As awards-worthy movies slowly creep into theaters, counting on Oscar buzz to grab audience attention, they will compete with a strong lineup of lighter fare that blasts into nationwide release with monster marketing budgets behind them.

They include last weekend’s animated hit “Madagascar: Escape 2 Africa,” this week’s James Bond adventure “Quantum of Solace” and next week’s vampire romance “Twilight” and cartoon canine comedy “Bolt.”

The onslaught continues through year’s end with Reese Witherspoon and Vince Vaughn’s holiday comedy “Four Christmases,” Jennifer Aniston and Owen Wilson’s doggie tale “Marley & Me,” Keanu Reeves’ sci-fi remake “The Day the Earth Stood Still” and laugh-fests from Adam Sandler (“Bedtime Stories”) and Jim Carrey (“Yes Man”).

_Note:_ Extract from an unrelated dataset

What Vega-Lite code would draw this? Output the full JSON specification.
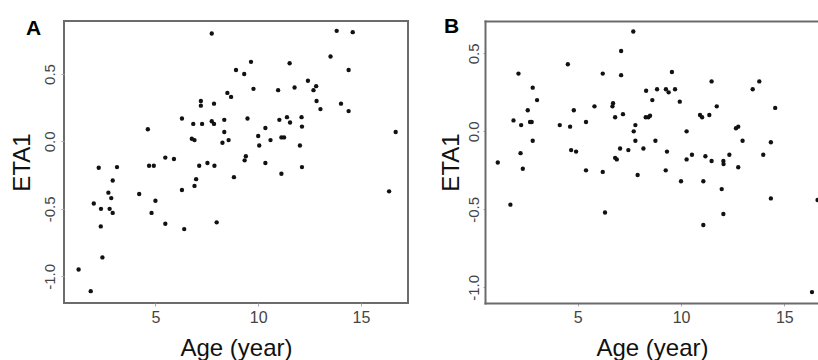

Among other serious films competing for the same eyeballs: Stark Holocaust-related sagas starring Daniel Craig (“Defiance”) and Winslet (“The Reader”); “Che,” with Benicio Del Toro in a two-part epic about the rise and fall of revolutionary Che Guevara (spoiler alert: Guevara was executed); “Valkyrie,” starring Tom Cruise as a German officer leading an assassination plot against Adolf Hitler (spoiler alert: the real-life conspirators against Hitler were executed); “I’ve Loved You So Long,” with a shockingly haggard Kristin Scott Thomas as a traumatized woman fresh out of prison; and “Slumdog Millionaire,” which pairs an uplifting love story with nasty moments of child mutilation, sibling betrayal and police torture.

“It’s always harder for more challenging movies. Any movie that doesn’t have a happy ending is going to be a harder sell,” said Ben Stiller, who reprised his lead voice role as the dancing lion in the “Madagascar” sequel, which just delivered an opening-weekend haul of $63.5 million, more money than most best-picture Oscar nominees take in during their entire run.

Even Clint Eastwood, a perpetual awards favorite whose Oscars films still can do big business, has a tougher sell than usual with “Gran Torino,” in which he stars with an otherwise no-name cast as a racist Korean War vet.

“Clint Eastwood is an automatic hitmaker and usually a guaranteed top Oscar contender. But Clint Eastwood as a despicable bigot?” said Tom O’Neil, a columnist with the awards Web site TheEnvelope.com. “We could see the proven players like Sam Mendes (“Revolutionary Road”) and Eastwood produce movies that get shunned by moviegoers and the academy alike because of these economic times.”

The prolific Eastwood already has managed to land one contender solidly enough in the Oscar picture with “Changeling,” a missing-child drama that has earned best-actress buzz for Angelina Jolie.

The movie pulled in $9.4 million in its first weekend of wide release, a decent return for a sober story, though small change for the slaphappy blockbusters that dominate Hollywood.

Some fans consider every trip to the movies a break from life’s hard knocks, whether it’s a light or dark story.

“I don’t care if it’s action, a comedy or a musical. I escape,” said Sheri Thillman, 45, of St. Paul, at a theater where she was catching “Changeling.” “You kind of go with the story and escape your reality for a while.”

Jolie’s star power surely helped, but “Changeling” was a bit of an underachiever next to other recent Eastwood pictures. “Changeling” had an average gross of $5,055 a theater, compared with $6,102 for best-picture champ “Million Dollar Baby” and $7,120 for best-picture nominee “Mystic River” in their first weekends of wide release.

Even Eastwood’s commercial dud “Flags of Our Fathers” did better, averaging $5,461 a theater.

Yet studio executives expect this Oscar season to play out like any other, with the cream of the awards contenders finding a respectable box-office niche among the just-for-fun flicks.

“I think people are going to go to both,” said Mark Zoradi, president of Walt Disney’s motion-picture group, the studio behind “Beverly Hills Chihuahua,” “High School Musical,” “Bolt” and “Bedtime Stories.” “As long as we don’t have an Iraq War movie, we’re going to have a fantastic Thanksgiving and Christmas season.”